List, from the lines below, each one with "script" in it.

>> BEGIN Information shown

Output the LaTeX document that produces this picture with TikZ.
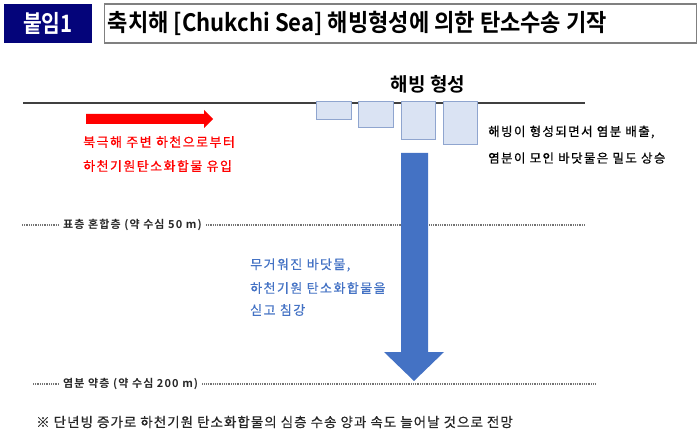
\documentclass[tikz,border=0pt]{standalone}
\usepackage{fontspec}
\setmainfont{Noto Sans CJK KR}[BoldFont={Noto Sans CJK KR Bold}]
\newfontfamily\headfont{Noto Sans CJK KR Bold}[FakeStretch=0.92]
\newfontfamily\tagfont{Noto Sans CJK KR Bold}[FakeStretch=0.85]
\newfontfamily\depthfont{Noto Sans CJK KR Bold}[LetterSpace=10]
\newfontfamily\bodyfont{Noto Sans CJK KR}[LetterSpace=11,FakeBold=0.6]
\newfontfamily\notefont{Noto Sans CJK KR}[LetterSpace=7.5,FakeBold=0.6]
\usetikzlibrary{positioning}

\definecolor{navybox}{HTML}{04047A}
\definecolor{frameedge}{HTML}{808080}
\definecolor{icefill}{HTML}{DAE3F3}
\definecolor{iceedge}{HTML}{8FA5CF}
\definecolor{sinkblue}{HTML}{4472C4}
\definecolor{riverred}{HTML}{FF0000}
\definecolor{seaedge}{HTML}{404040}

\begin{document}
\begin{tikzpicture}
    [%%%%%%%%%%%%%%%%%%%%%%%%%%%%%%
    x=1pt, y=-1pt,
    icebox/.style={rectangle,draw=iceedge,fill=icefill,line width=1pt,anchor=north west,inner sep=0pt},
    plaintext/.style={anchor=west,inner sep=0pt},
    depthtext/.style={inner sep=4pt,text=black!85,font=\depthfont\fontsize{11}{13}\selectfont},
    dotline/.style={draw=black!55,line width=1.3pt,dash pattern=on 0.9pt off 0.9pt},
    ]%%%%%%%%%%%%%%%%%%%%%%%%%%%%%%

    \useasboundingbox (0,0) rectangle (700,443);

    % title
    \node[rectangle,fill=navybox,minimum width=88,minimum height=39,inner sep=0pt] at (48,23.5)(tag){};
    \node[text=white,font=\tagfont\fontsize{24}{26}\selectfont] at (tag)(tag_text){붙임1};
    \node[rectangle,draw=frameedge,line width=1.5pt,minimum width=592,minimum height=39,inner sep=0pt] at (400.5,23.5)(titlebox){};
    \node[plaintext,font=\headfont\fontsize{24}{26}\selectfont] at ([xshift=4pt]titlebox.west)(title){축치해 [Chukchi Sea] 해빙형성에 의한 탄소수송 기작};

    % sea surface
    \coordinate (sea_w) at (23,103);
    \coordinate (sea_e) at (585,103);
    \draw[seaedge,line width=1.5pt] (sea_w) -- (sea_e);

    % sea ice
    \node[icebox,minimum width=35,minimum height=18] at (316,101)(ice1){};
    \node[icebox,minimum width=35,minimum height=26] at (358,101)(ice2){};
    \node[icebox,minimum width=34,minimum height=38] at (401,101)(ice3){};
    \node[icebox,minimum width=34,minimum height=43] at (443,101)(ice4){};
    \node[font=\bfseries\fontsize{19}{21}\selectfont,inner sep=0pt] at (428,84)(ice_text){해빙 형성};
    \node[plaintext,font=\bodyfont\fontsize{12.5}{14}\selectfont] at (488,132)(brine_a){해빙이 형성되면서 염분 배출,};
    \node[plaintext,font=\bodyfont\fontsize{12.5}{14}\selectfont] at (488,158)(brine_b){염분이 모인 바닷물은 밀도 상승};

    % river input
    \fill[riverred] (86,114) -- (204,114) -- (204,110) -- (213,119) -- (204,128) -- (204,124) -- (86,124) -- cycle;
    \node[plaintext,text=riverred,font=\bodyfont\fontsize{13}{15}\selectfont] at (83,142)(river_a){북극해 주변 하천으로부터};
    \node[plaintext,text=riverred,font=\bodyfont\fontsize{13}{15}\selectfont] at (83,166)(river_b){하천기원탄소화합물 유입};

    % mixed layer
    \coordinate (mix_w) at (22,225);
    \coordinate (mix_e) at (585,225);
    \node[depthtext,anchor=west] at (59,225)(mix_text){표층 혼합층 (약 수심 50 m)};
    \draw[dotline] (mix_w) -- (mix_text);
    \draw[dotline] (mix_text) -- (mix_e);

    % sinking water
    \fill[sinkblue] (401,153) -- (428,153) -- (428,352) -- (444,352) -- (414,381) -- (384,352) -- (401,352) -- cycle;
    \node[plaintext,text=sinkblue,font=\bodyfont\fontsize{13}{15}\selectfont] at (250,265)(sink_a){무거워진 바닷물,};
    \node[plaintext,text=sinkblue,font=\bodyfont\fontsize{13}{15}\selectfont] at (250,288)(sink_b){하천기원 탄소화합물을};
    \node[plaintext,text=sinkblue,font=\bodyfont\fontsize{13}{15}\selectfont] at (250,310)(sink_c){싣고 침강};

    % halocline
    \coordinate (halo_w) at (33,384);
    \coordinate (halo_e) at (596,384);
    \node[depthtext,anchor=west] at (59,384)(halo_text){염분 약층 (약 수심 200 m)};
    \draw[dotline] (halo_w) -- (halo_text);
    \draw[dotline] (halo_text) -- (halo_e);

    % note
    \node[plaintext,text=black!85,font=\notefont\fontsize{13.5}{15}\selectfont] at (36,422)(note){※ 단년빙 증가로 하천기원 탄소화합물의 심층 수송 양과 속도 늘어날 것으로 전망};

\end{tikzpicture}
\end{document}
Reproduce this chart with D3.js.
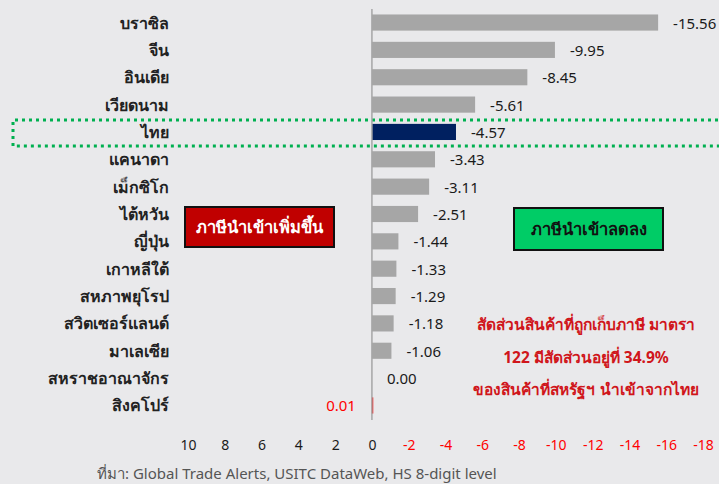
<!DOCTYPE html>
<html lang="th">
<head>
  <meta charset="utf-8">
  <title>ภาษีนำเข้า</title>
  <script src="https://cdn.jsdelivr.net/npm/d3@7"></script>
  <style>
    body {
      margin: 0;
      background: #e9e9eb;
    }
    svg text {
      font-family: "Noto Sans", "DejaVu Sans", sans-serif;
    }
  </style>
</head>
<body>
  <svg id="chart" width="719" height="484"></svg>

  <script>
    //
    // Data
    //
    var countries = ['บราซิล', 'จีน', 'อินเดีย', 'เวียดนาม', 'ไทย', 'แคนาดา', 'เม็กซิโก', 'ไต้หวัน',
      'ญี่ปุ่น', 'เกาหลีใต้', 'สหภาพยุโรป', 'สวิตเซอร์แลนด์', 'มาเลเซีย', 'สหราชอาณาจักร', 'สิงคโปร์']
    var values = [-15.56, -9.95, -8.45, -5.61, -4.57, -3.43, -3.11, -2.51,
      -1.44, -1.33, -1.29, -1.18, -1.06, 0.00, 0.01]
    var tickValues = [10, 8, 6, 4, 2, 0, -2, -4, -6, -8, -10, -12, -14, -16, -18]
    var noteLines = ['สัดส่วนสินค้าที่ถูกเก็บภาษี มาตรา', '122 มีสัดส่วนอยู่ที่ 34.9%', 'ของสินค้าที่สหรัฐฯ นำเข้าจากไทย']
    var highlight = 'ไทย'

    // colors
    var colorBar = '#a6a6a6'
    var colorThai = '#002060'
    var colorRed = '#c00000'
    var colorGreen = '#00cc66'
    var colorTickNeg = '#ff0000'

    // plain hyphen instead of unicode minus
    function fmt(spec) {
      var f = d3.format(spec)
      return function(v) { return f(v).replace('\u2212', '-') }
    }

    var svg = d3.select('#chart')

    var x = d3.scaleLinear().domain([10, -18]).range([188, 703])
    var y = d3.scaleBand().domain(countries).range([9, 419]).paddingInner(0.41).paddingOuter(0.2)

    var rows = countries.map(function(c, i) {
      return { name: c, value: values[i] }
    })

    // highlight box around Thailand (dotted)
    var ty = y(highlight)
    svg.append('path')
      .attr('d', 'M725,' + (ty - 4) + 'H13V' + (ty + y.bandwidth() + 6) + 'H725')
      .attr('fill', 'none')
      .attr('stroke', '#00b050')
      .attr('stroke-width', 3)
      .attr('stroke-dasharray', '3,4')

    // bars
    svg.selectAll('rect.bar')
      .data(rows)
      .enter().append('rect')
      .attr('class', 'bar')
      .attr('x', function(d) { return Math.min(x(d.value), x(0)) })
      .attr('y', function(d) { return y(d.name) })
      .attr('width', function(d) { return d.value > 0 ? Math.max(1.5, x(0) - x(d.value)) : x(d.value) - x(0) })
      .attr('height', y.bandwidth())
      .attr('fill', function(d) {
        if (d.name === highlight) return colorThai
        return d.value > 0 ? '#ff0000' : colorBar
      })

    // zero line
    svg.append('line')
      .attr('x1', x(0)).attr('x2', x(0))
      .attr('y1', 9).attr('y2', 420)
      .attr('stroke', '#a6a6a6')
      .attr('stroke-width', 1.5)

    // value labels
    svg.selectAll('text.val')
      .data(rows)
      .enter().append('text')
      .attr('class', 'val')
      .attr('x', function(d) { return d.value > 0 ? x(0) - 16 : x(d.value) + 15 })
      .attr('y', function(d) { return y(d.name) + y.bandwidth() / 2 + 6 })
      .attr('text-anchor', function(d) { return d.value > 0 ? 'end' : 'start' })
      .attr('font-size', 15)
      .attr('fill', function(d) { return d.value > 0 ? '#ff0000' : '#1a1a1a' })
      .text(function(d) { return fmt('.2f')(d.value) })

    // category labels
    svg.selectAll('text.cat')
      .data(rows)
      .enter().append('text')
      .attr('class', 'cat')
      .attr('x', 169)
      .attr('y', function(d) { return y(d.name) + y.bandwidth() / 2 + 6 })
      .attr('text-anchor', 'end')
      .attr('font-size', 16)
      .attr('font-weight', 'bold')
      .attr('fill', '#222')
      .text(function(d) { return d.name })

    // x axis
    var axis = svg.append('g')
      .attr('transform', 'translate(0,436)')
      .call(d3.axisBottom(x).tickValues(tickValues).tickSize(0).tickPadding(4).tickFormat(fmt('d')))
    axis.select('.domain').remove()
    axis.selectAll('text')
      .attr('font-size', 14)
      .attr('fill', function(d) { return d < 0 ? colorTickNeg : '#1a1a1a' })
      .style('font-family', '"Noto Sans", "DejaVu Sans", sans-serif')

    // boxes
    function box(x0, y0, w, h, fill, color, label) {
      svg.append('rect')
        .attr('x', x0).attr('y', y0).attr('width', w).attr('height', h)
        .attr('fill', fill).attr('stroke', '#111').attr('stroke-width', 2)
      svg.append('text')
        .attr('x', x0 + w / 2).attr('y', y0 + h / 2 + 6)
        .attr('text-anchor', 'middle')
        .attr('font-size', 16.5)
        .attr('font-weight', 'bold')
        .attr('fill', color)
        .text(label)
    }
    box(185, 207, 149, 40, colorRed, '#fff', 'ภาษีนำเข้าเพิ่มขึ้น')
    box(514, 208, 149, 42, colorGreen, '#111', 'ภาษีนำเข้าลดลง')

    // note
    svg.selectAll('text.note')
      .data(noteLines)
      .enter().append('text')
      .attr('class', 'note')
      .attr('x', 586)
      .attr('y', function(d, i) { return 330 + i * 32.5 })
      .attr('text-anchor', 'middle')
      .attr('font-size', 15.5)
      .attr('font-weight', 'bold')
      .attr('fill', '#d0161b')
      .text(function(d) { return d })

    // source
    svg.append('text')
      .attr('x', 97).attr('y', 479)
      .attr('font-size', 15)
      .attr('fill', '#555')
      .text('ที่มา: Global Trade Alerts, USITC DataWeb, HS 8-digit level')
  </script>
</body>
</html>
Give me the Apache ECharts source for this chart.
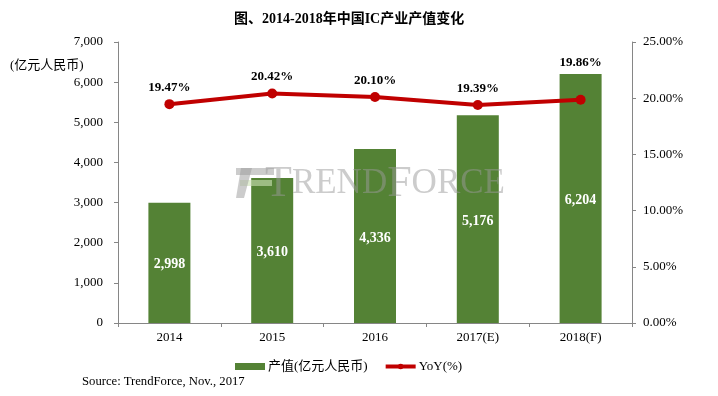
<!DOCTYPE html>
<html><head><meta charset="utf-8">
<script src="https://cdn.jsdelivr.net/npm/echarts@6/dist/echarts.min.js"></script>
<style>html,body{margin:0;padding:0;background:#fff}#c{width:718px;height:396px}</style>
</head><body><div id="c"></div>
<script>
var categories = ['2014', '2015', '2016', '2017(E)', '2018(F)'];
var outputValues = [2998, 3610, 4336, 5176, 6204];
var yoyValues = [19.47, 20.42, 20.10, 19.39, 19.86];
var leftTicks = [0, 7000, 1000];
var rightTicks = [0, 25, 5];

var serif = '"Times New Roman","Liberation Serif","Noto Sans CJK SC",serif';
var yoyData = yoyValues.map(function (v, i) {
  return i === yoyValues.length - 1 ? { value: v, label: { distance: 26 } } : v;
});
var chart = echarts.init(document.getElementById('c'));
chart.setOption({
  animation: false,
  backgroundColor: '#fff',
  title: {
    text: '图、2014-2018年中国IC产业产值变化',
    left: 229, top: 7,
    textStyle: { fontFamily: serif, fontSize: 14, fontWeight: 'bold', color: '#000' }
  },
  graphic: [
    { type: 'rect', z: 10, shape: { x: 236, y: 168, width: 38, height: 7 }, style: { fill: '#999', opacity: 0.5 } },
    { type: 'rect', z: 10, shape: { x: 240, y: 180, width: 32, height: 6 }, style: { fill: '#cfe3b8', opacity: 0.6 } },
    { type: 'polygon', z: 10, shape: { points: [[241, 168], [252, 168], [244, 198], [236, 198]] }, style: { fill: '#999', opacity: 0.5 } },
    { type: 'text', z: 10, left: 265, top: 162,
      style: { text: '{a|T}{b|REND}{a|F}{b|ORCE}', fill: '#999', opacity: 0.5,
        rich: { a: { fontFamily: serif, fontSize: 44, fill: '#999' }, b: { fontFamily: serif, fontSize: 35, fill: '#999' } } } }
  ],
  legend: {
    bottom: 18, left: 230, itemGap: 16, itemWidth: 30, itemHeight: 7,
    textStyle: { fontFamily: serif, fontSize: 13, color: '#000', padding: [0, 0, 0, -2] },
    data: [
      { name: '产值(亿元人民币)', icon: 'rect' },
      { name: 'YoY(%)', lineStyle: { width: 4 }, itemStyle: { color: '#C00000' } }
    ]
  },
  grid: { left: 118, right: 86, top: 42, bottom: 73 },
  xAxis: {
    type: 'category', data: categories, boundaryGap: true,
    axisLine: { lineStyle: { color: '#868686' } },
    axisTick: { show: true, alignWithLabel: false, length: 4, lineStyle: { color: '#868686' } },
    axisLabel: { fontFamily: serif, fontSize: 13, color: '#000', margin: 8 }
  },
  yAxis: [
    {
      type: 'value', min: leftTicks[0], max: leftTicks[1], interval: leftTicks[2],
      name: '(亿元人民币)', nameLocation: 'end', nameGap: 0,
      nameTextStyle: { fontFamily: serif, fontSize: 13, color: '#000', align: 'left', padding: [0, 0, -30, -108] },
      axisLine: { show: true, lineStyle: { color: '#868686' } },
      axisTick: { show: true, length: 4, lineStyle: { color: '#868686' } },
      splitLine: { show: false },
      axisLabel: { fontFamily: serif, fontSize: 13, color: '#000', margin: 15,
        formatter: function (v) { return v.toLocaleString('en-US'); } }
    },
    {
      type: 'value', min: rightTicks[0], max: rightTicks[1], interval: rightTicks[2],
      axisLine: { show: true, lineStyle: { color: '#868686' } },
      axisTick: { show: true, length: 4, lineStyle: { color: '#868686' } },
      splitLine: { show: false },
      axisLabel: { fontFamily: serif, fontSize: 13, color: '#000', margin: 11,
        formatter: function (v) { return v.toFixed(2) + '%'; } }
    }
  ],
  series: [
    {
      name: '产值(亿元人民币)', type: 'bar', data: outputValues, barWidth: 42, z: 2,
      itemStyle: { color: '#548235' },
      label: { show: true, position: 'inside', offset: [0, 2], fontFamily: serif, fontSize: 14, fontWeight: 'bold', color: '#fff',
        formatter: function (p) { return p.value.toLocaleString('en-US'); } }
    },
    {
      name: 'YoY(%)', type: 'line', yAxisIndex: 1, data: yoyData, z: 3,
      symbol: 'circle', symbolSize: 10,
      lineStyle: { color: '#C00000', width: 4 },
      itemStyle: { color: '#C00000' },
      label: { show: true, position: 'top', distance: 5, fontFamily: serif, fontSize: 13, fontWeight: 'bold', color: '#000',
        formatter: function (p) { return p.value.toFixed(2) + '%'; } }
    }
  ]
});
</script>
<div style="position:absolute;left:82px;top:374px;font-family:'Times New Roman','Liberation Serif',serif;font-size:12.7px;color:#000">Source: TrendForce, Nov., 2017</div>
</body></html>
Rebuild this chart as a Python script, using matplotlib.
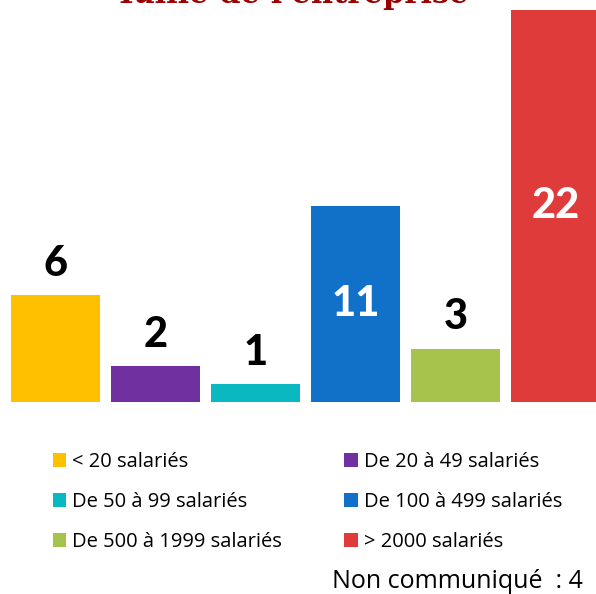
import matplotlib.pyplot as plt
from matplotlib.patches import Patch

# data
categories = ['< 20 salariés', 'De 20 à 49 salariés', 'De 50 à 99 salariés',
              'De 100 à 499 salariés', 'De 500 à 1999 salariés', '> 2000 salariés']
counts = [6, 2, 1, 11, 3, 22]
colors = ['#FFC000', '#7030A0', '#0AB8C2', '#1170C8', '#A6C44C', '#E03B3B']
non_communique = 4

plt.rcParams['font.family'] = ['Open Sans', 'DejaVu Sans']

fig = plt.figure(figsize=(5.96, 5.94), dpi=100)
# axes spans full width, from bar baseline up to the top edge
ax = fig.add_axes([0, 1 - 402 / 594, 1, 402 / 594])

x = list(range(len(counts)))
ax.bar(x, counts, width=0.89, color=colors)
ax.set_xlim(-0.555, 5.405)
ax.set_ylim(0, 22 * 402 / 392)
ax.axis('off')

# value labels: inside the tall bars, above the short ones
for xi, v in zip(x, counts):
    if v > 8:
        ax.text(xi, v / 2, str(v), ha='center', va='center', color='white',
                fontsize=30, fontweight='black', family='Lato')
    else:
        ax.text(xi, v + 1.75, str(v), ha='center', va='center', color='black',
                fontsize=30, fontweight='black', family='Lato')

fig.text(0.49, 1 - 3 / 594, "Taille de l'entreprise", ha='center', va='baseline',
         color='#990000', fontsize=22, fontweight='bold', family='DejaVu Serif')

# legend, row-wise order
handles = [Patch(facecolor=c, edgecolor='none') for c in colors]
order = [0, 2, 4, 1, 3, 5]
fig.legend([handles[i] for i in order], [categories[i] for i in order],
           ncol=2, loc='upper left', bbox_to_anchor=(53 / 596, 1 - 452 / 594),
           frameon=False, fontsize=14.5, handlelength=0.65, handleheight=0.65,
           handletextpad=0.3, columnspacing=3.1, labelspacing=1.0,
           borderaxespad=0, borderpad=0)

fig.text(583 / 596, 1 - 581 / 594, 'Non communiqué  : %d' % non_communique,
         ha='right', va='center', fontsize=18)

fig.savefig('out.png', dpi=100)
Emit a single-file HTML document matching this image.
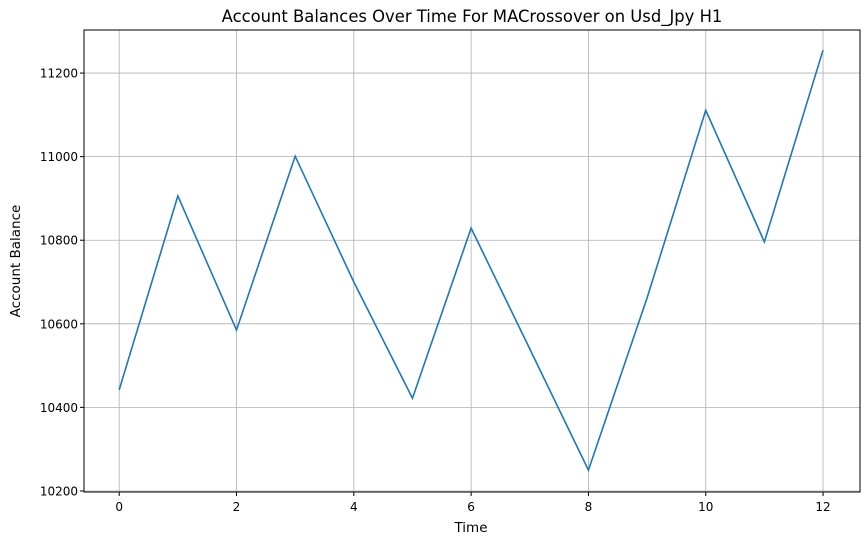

>> END Information shown

- **Reply to the task**
  <script src="https://cdn.jsdelivr.net/npm/d3@7"></script>
  <script>
  </script>
<script src="https://cdn.jsdelivr.net/npm/echarts@6/dist/echarts.min.js"></script>
<script>
</script>
Rebuild this chart as a Python script, using matplotlib.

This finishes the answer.